In this talk, I will present one vignette for each of these tasks. In the first part, I provide a nearest neighbor based approach for unit-level statistical inference in sequential experiments. I also introduce a doubly robust variant of classical nearest neighbors that provides sharp error guarantees and help estimate if a mobile app is effective in promoting healthier lifestyle in users with limited data. In the second part, I will introduce kernel thinning, a practical strategy that provides near-optimal distribution compression in near-linear time. This method offers significant computational savings when simulating models for cardiac functioning.

Bio

Raaz Dwivedi is a FODSI postdoc fellow with Prof. Susan Murphy in the Departments of Computer Science and Statistics at Harvard, and Prof. Devavrat Shah in the Laboratory of Information Decision and Systems (LIDS), Department of EECS at MIT. He finished his Ph.D. in the Department of EECS at UC Berkeley where he was co-advised by Prof.

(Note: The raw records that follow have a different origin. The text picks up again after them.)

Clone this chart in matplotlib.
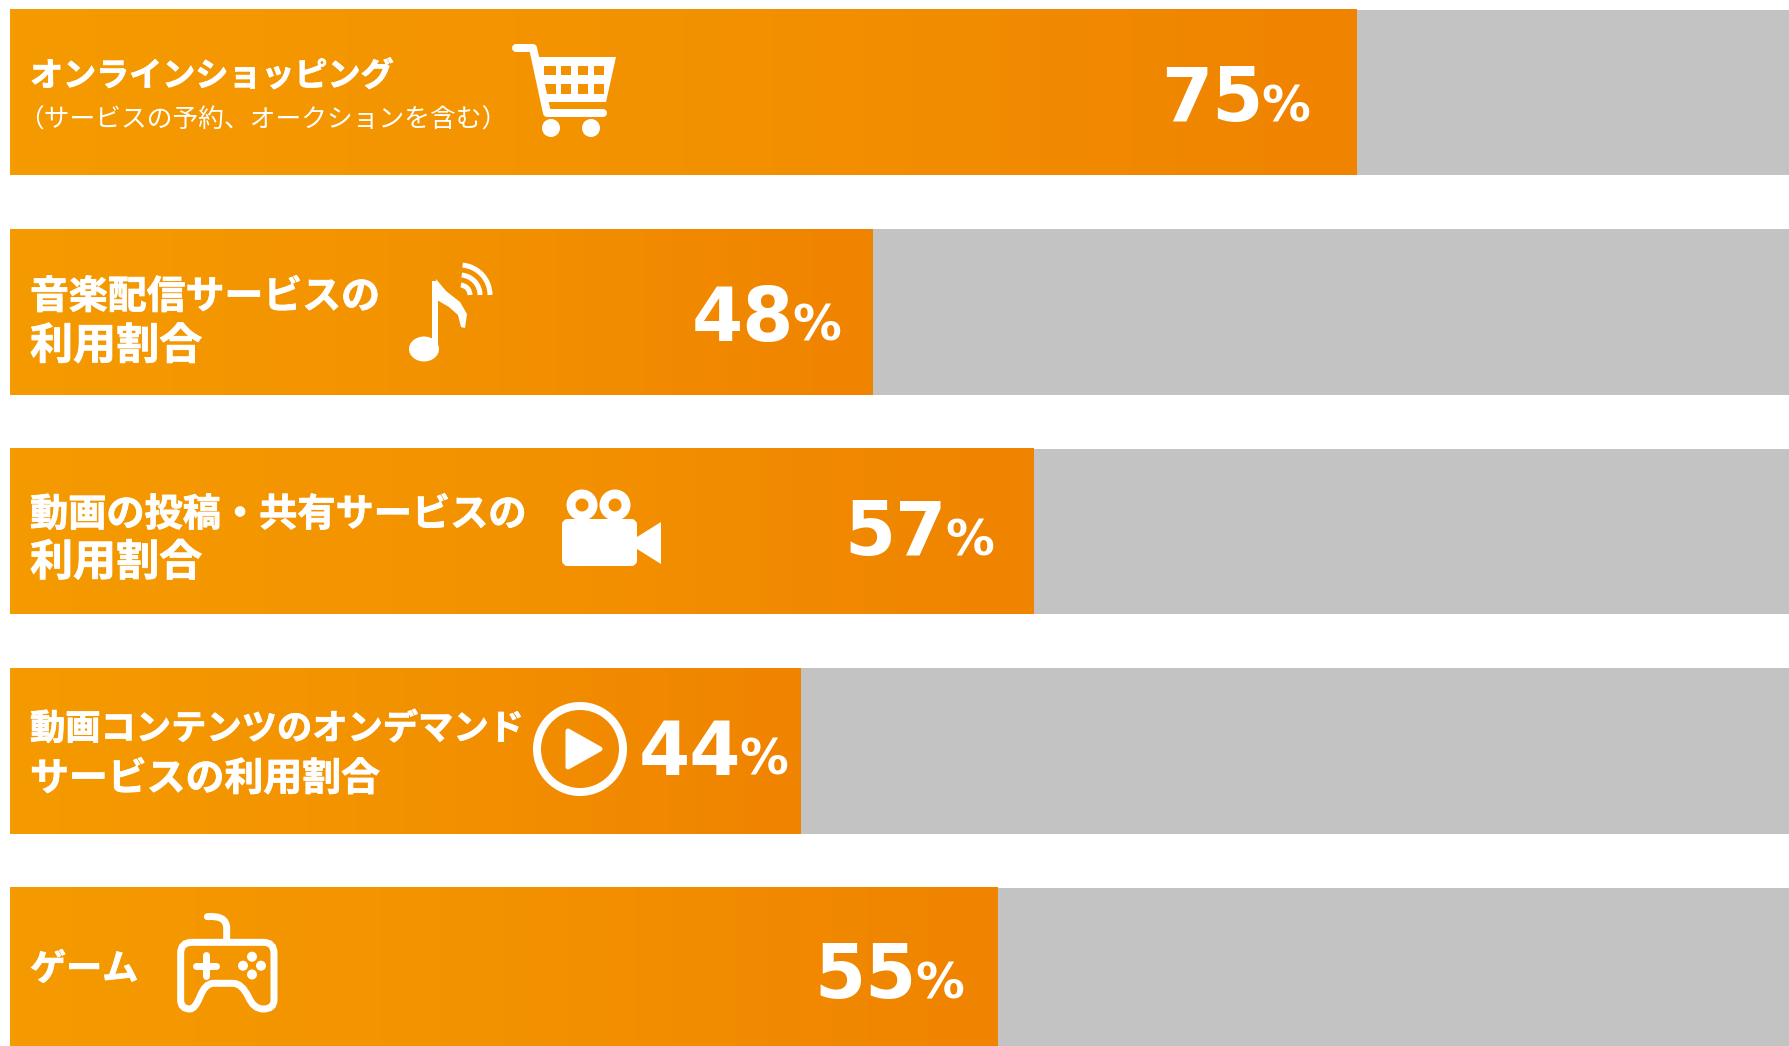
"""Internet service usage rates, horizontal gradient bars with icons."""

import matplotlib
matplotlib.use("Agg")
import matplotlib.patheffects as pe
import matplotlib.pyplot as plt
import numpy as np
from matplotlib.colors import LinearSegmentedColormap
from matplotlib.patches import Arc, Circle, Ellipse, FancyBboxPatch, PathPatch, Polygon
from matplotlib.path import Path

plt.rcParams["font.family"] = ["Noto Sans CJK JP", "DejaVu Sans"]

categories = [
    "オンラインショッピング",
    "音楽配信サービスの\n利用割合",
    "動画の投稿・共有サービスの\n利用割合",
    "動画コンテンツのオンデマンド\nサービスの利用割合",
    "ゲーム",
]
sub_label = "（サービスの予約、オークションを含む）"
values = [75, 48, 57, 44, 55]
total = [100, 100, 100, 100, 100]

W, H = 1789, 1046
PX_PER_PCT = 17.96
BAR_H = 0.755
ORANGE = "#F39200"
GREY = "#C3C3C3"

# per-bar text placement, pixels relative to the bar
label_size = [[23.8], [28, 31], [27.5, 31], [25.4, 28], [26]]
label_dy = [[-16], [-15, 34], [-17, 31], [-22, 28], [-1]]
pct_gap = [47, 31, 40, 12, 34]
pct_dy = [29, 29, 24, 24, 28]

fig = plt.figure(figsize=(W / 100, H / 100), dpi=100)
ax = fig.add_axes([0, 0, 1, 1])
ov = fig.add_axes([0, 0, 1, 1], zorder=3)
ov.set_xlim(0, W)
ov.set_ylim(H, 0)
ov.axis("off")
ov.patch.set_alpha(0)

cmap = LinearSegmentedColormap.from_list("bar", ["#F59A00", "#F39200", "#F08300"])
grad = np.linspace(0, 1, 256).reshape(1, -1)
pos = np.arange(len(values))

ax.barh(pos, total, height=BAR_H, color=GREY, zorder=1)
for y, v in zip(pos, values):
    ax.imshow(grad, cmap=cmap, aspect="auto", zorder=2,
              extent=(0, v, y + BAR_H / 2, y - BAR_H / 2))

ax.set_xlim(-10 / PX_PER_PCT, (W - 10) / PX_PER_PCT)
ax.set_ylim(4.344, -0.4214)
ax.axis("off")


def px(n):
    return n * 72 / 100


heavy = [pe.withStroke(linewidth=0.6, foreground="white")]

for i, (name, v) in enumerate(zip(categories, values)):
    lines = name.split("\n")
    for line, dy, size in zip(lines, label_dy[i], label_size[i]):
        ax.annotate(line, xy=(0, i), xytext=(px(20), -px(dy)), textcoords="offset points",
                    color="white", fontsize=size, fontweight="bold",
                    ha="left", va="center", zorder=4, path_effects=heavy)
    if i == 0:
        ax.annotate(sub_label, xy=(0, i), xytext=(px(8), -px(28)), textcoords="offset points",
                    color="white", fontsize=18.5, fontweight="normal",
                    ha="left", va="center", zorder=4)
    pct = ax.annotate("%", xy=(v, i), xytext=(-px(pct_gap[i]), -px(pct_dy[i])),
                      textcoords="offset points", color="white", fontsize=35,
                      fontweight="bold", family="DejaVu Sans",
                      ha="right", va="baseline", zorder=4)
    ax.annotate(str(v), xy=(0, 0), xycoords=pct, xytext=(px(2), px(10)),
                textcoords="offset points", color="white", fontsize=53,
                fontweight="bold", family="DejaVu Sans",
                ha="right", va="baseline", zorder=4)


def stroke(pts, lw):
    arr = np.array(pts)
    ov.plot(arr[:, 0], arr[:, 1], color="white", lw=px(lw),
            solid_capstyle="round", solid_joinstyle="round")


def draw_cart():
    stroke([(516, 48), (533, 48), (547, 113), (603, 113)], 8)
    ov.add_patch(Polygon([(538, 57), (616, 57), (606, 102), (545, 102)], fc="white", ec="none"))
    for x0, x1 in [(544, 556), (561, 571), (578, 588), (594, 604)]:
        for y0, y1 in [(66, 75), (84, 94)]:
            ov.add_patch(Polygon([(x0, y0), (x1, y0), (x1, y1), (x0, y1)], fc=ORANGE, ec="none"))
    ov.add_patch(Circle((551, 128), 9, fc="white", ec="none"))
    ov.add_patch(Circle((591, 128), 9, fc="white", ec="none"))


def draw_note():
    ov.add_patch(Polygon([(432, 281), (438, 281), (438, 352), (432, 352)], fc="white", ec="none"))
    ov.add_patch(Ellipse((424, 349), 30, 25, fc="white", ec="none"))
    ov.add_patch(Polygon([(436, 279), (446, 291), (460, 302), (467, 314), (465, 328), (461, 327),
                          (458, 315), (449, 307), (437, 300)], fc="white", ec="none"))
    for r in (30, 20, 10):
        ov.add_patch(Arc((460, 295), 2 * r, 2 * r, theta1=-85, theta2=0, color="white", lw=px(5)))


def draw_camera():
    for cx in (582, 615):
        ov.add_patch(Circle((cx, 505), 11, fc="none", ec="white", lw=px(9)))
    ov.add_patch(FancyBboxPatch((567, 524), 65, 37, boxstyle="round,pad=0,rounding_size=1",
                                fc="white", ec="white", lw=px(10)))
    ov.add_patch(Polygon([(637, 537), (661, 522), (661, 564), (637, 549)], fc="white", ec="none"))


def draw_play():
    ov.add_patch(Circle((580, 749), 43, fc="none", ec="white", lw=px(8)))
    ov.add_patch(Polygon([(568, 731), (600, 749), (568, 767)], fc="white", ec="white",
                         lw=px(5), joinstyle="round"))


def draw_pad():
    verts = [(575, 247), (790, 247), (822, 247), (822, 280), (822, 420), (822, 447), (790, 447),
             (760, 447), (745, 410), (725, 370), (700, 370), (640, 370), (615, 370), (600, 410),
             (585, 447), (570, 447), (542, 447), (542, 420), (542, 280), (542, 247), (575, 247)]
    codes = [Path.MOVETO, Path.LINETO, Path.CURVE3, Path.CURVE3, Path.LINETO, Path.CURVE3, Path.CURVE3,
             Path.CURVE3, Path.CURVE3, Path.CURVE3, Path.CURVE3, Path.LINETO, Path.CURVE3, Path.CURVE3,
             Path.CURVE3, Path.CURVE3, Path.CURVE3, Path.CURVE3, Path.LINETO, Path.CURVE3, Path.CURVE3]
    arr = np.array(verts) / 3 + [0, 860]
    ov.add_patch(PathPatch(Path(arr, codes), fc="none", ec="white", lw=px(7)))
    cable = np.array([(622, 170), (680, 165), (680, 205), (680, 245)]) / 3 + [0, 860]
    ov.add_patch(PathPatch(Path(cable, [Path.MOVETO, Path.CURVE3, Path.CURVE3, Path.LINETO]),
                           fc="none", ec="white", lw=px(7), capstyle="round"))
    stroke([(196, 965.7), (216, 965.7)], 7)
    stroke([(205.5, 955), (205.5, 976)], 7)
    for bx, by in [(243, 965.7), (261, 965.7), (252, 956.7), (252, 974.5)]:
        ov.add_patch(Circle((bx, by), 5, fc="white", ec="none"))


draw_cart()
draw_note()
draw_camera()
draw_play()
draw_pad()

fig.savefig("out.png", dpi=100)
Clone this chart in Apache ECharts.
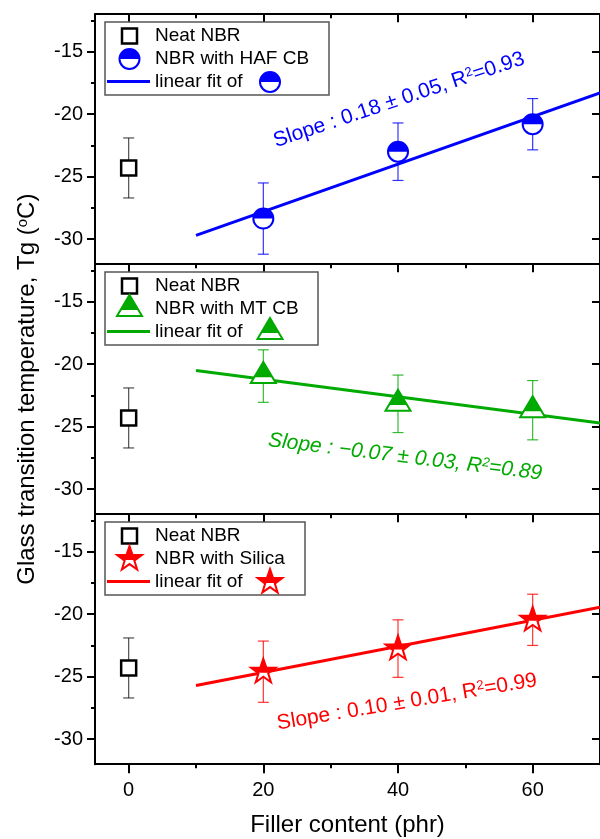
<!DOCTYPE html>
<html>
<head>
<meta charset="utf-8">
<style>
  html, body { margin: 0; padding: 0; background: #fff; }
  #container { width: 600px; height: 839px; }
</style>
<script src="https://cdn.jsdelivr.net/npm/echarts@6/dist/echarts.min.js"></script>
</head>
<body>
<div id="container"></div>
<script>
// ---- data ----
var fillerX = [20, 40, 60];
var neatX = [0];
var neatY = [-24.3];
var neatErr = [2.4];

var hafY = [-28.35, -23.0, -20.8];
var hafErr = [2.85, 2.3, 2.05];
var mtY = [-20.95, -23.17, -23.68];
var mtErr = [2.1, 2.3, 2.37];
var silicaY = [-24.6, -22.75, -20.45];
var silicaErr = [2.45, 2.3, 2.05];

var fitX = [10, 70];
var hafFit = [-29.7, -18.3];
var mtFit = [-20.5, -24.7];
var silicaFit = [-25.7, -19.45];

var xMajor = [0, 20, 40, 60];
var xMinor = [10, 30, 50];
var yMajor = [-30, -25, -20, -15];
var yMinor = [-27.5, -22.5, -17.5, -12.5];

var FONT = '"Liberation Sans", Arial, sans-serif';

var dom = document.getElementById("container");
var myChart = echarts.init(dom, null, { renderer: "canvas" });

// ---- marker shapes (half filled) ----
function starPts(cx, cy, R, r) {
  var pts = [];
  for (var k = 0; k < 10; k++) {
    var a = -Math.PI / 2 + k * Math.PI / 5;
    var rad = k % 2 === 0 ? R : r;
    pts.push([cx + rad * Math.cos(a), cy + rad * Math.sin(a)]);
  }
  return pts;
}
function clipTop(pts, yc) {
  var out = [];
  for (var i = 0; i < pts.length; i++) {
    var a = pts[i], b = pts[(i + 1) % pts.length];
    var ina = a[1] <= yc, inb = b[1] <= yc;
    if (ina) out.push(a);
    if (ina !== inb) {
      var t = (yc - a[1]) / (b[1] - a[1]);
      out.push([a[0] + t * (b[0] - a[0]), yc]);
    }
  }
  return out;
}
function markerShapes(kind, cx, cy, color) {
  if (kind === "square") {
    return [{ type: "rect", shape: { x: cx - 7.5, y: cy - 7.5, width: 15, height: 15 },
      style: { fill: "#fff", stroke: "#000", lineWidth: 2.5 } }];
  }
  if (kind === "circle") {
    return [
      { type: "circle", shape: { cx: cx, cy: cy, r: 10 }, style: { fill: "#fff", stroke: color, lineWidth: 2 } },
      { type: "sector", shape: { cx: cx, cy: cy, r: 10, r0: 0, startAngle: Math.PI, endAngle: 2 * Math.PI },
        style: { fill: color } }
    ];
  }
  if (kind === "triangle") {
    var k = 0.72;
    return [
      { type: "polygon", shape: { points: [[cx, cy - 14], [cx + 12.5, cy + 7], [cx - 12.5, cy + 7]] },
        style: { fill: "#fff", stroke: color, lineWidth: 2, lineJoin: "miter" } },
      { type: "polygon", shape: { points: [[cx, cy - 14], [cx + 12.5 * k, cy - 14 + 21 * k], [cx - 12.5 * k, cy - 14 + 21 * k]] },
        style: { fill: color } }
    ];
  }
  var pts = starPts(cx, cy, 13, 5.1);
  return [
    { type: "polygon", shape: { points: pts }, style: { fill: "#fff", stroke: color, lineWidth: 2, lineJoin: "miter" } },
    { type: "polygon", shape: { points: clipTop(pts, cy + 1) }, style: { fill: color } }
  ];
}

function errRender(color) {
  return function (params, api) {
    var x = api.value(0), y = api.value(1), e = api.value(2);
    var t = api.coord([x, y + e]), b = api.coord([x, y - e]);
    var st = { stroke: color, lineWidth: 1.2, opacity: 0.8 };
    return { type: "group", children: [
      { type: "line", shape: { x1: t[0], y1: t[1], x2: b[0], y2: b[1] }, style: st },
      { type: "line", shape: { x1: t[0] - 5.5, y1: t[1], x2: t[0] + 5.5, y2: t[1] }, style: st },
      { type: "line", shape: { x1: b[0] - 5.5, y1: b[1], x2: b[0] + 5.5, y2: b[1] }, style: st }
    ] };
  };
}
function markRender(kind, color) {
  return function (params, api) {
    var p = api.coord([api.value(0), api.value(1)]);
    return { type: "group", children: markerShapes(kind, p[0], p[1], color) };
  };
}

var panels = [
  { color: "#0000ff", kind: "circle", name: "NBR with HAF CB", y: hafY, err: hafErr, fit: hafFit,
    slope: "Slope : 0.18 \u00b1 0.05, R{sup|2}=0.93", pos: [399, 100], rot: 18.5, italic: false, boxW: 224 },
  { color: "#00aa00", kind: "triangle", name: "NBR with MT CB", y: mtY, err: mtErr, fit: mtFit,
    slope: "Slope : \u22120.07 \u00b1 0.03, R{sup|2}=0.89", pos: [405, 457], rot: -7, italic: true, boxW: 213 },
  { color: "#ff0000", kind: "star", name: "NBR with Silica", y: silicaY, err: silicaErr, fit: silicaFit,
    slope: "Slope : 0.10 \u00b1 0.01, R{sup|2}=0.99", pos: [407, 702], rot: 9.5, italic: false, boxW: 200 }
];
var tops = [14.2, 264.2, 514.2];

var grids = [], xAxes = [], yAxes = [], series = [], graphics = [];
var blackLine = { show: true, onZero: false, lineStyle: { color: "#000", width: 2 } };
var noLine = { show: false, onZero: false };
var tickStyle = { color: "#000", width: 2 };

panels.forEach(function (p, i) {
  var last = i === 2;
  grids.push({ left: 95, right: -5, top: tops[i], height: 250 });
  var xb = { type: "value", gridIndex: i, min: -5, max: 70, splitLine: { show: false } };
  // bottom axis
  xAxes.push(Object.assign({}, xb, {
    position: "bottom", axisLine: blackLine,
    axisTick: { show: last, inside: false, length: 9, customValues: xMajor, lineStyle: tickStyle },
    axisLabel: { show: last, customValues: xMajor, fontSize: 20, fontFamily: FONT, color: "#000", margin: 16 },
    name: last ? "Filler content (phr)" : "", nameLocation: "middle", nameGap: 49,
    nameTextStyle: { fontSize: 24, fontFamily: FONT, color: "#000" }
  }));
  xAxes.push(Object.assign({}, xb, {
    position: "bottom", axisLine: noLine,
    axisTick: { show: last, inside: false, length: 4, customValues: xMinor, lineStyle: tickStyle },
    axisLabel: { show: false }
  }));
  // top axis
  xAxes.push(Object.assign({}, xb, {
    position: "top", axisLine: blackLine,
    axisTick: { show: true, inside: true, length: 8, customValues: xMajor, lineStyle: tickStyle },
    axisLabel: { show: false }
  }));
  xAxes.push(Object.assign({}, xb, {
    position: "top", axisLine: noLine,
    axisTick: { show: true, inside: true, length: 4, customValues: xMinor, lineStyle: tickStyle },
    axisLabel: { show: false }
  }));

  var yb = { type: "value", gridIndex: i, min: -32, max: -12, splitLine: { show: false } };
  yAxes.push(Object.assign({}, yb, {
    position: "left", axisLine: blackLine,
    axisTick: { show: true, inside: false, length: 8, customValues: yMajor, lineStyle: tickStyle },
    axisLabel: { customValues: yMajor, fontSize: 20, fontFamily: FONT, color: "#000", margin: 12 },
    name: i === 1 ? "Glass transition temperature, Tg ({sup|o}C)" : "",
    nameLocation: "middle", nameGap: 56,
    nameTextStyle: { fontSize: 24, fontFamily: FONT, color: "#000",
      rich: { sup: { fontSize: 15, fontFamily: FONT, color: "#000", verticalAlign: "top" } } }
  }));
  yAxes.push(Object.assign({}, yb, {
    position: "left", axisLine: noLine,
    axisTick: { show: true, inside: false, length: 4, customValues: yMinor, lineStyle: tickStyle },
    axisLabel: { show: false }
  }));
  yAxes.push(Object.assign({}, yb, {
    position: "right", axisLine: blackLine,
    axisTick: { show: true, inside: true, length: 8, customValues: yMajor, lineStyle: tickStyle },
    axisLabel: { show: false }
  }));

  var xi = i * 4, yi = i * 3;
  var fitData = fitX.map(function (x, k) { return [x, p.fit[k]]; });
  var fillData = fillerX.map(function (x, k) { return [x, p.y[k], p.err[k]]; });
  var neatData = neatX.map(function (x, k) { return [x, neatY[k], neatErr[k]]; });

  series.push({ type: "line", xAxisIndex: xi, yAxisIndex: yi, data: fitData, showSymbol: false,
    lineStyle: { color: p.color, width: 3 }, z: 2, silent: true });
  series.push({ type: "custom", xAxisIndex: xi, yAxisIndex: yi, data: neatData,
    renderItem: errRender("#222"), z: 3 });
  series.push({ type: "custom", xAxisIndex: xi, yAxisIndex: yi, data: fillData,
    renderItem: errRender(p.color), z: 3 });
  series.push({ type: "custom", xAxisIndex: xi, yAxisIndex: yi, data: neatData,
    renderItem: markRender("square", "#000"), z: 4 });
  series.push({ type: "custom", xAxisIndex: xi, yAxisIndex: yi, data: fillData,
    renderItem: markRender(p.kind, p.color), z: 4 });

  // legend box
  var by = tops[i] + 7.8;
  graphics.push({ type: "rect", shape: { x: 105, y: by, width: p.boxW, height: 73 },
    style: { fill: "#fff", stroke: "#555", lineWidth: 1.5 }, z: 10 });
  markerShapes("square", 129.5, by + 14, "#000").forEach(function (s) { s.z = 11; graphics.push(s); });
  markerShapes(p.kind, 129.5, by + 37, p.color).forEach(function (s) { s.z = 11; graphics.push(s); });
  markerShapes(p.kind, 270, by + 60, p.color).forEach(function (s) { s.z = 11; graphics.push(s); });
  graphics.push({ type: "line", shape: { x1: 107, y1: by + 59.5, x2: 150, y2: by + 59.5 },
    style: { stroke: p.color, lineWidth: 3 }, z: 11 });
  [["Neat NBR", 14], [p.name, 37], ["linear fit of", 59.5]].forEach(function (t) {
    graphics.push({ type: "text", x: 155, y: by + t[1], z: 11,
      style: { text: t[0], fontSize: 19, fontFamily: FONT, fill: "#000", align: "left", verticalAlign: "middle" } });
  });

  // slope annotation
  graphics.push({ type: "text", x: p.pos[0], y: p.pos[1], rotation: p.rot * Math.PI / 180, z: 12,
    style: { text: p.slope, fontSize: 21, fontFamily: FONT, fontStyle: p.italic ? "italic" : "normal",
      fill: p.color, align: "center", verticalAlign: "middle",
      rich: { sup: { fontSize: 13, fontFamily: FONT, fill: p.color, verticalAlign: "top",
        fontStyle: p.italic ? "italic" : "normal" } } } });
});

var option = {
  animation: false,
  backgroundColor: "#fff",
  grid: grids,
  xAxis: xAxes,
  yAxis: yAxes,
  series: series,
  graphic: graphics
};

myChart.setOption(option);
window.addEventListener("resize", myChart.resize);
</script>
</body>
</html>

Martin Wainwright and Prof. Bin Yu, and bachelors in Electrical Engineering from IIT Bombay where he was advised by Prof. Vivek Borkar. His research builds statistically and computationally efficient strategies for personalized decision-making with theory and methods spanning the areas of causal inference, reinforcement learning, random sampling, and high-dimensional statistics. He is a recipient of the President of India Gold Medal, Berkeley Fellowship, teaching awards at UC Berkeley and Harvard university, and a best student paper award for his work on optimal compression in near-linear time.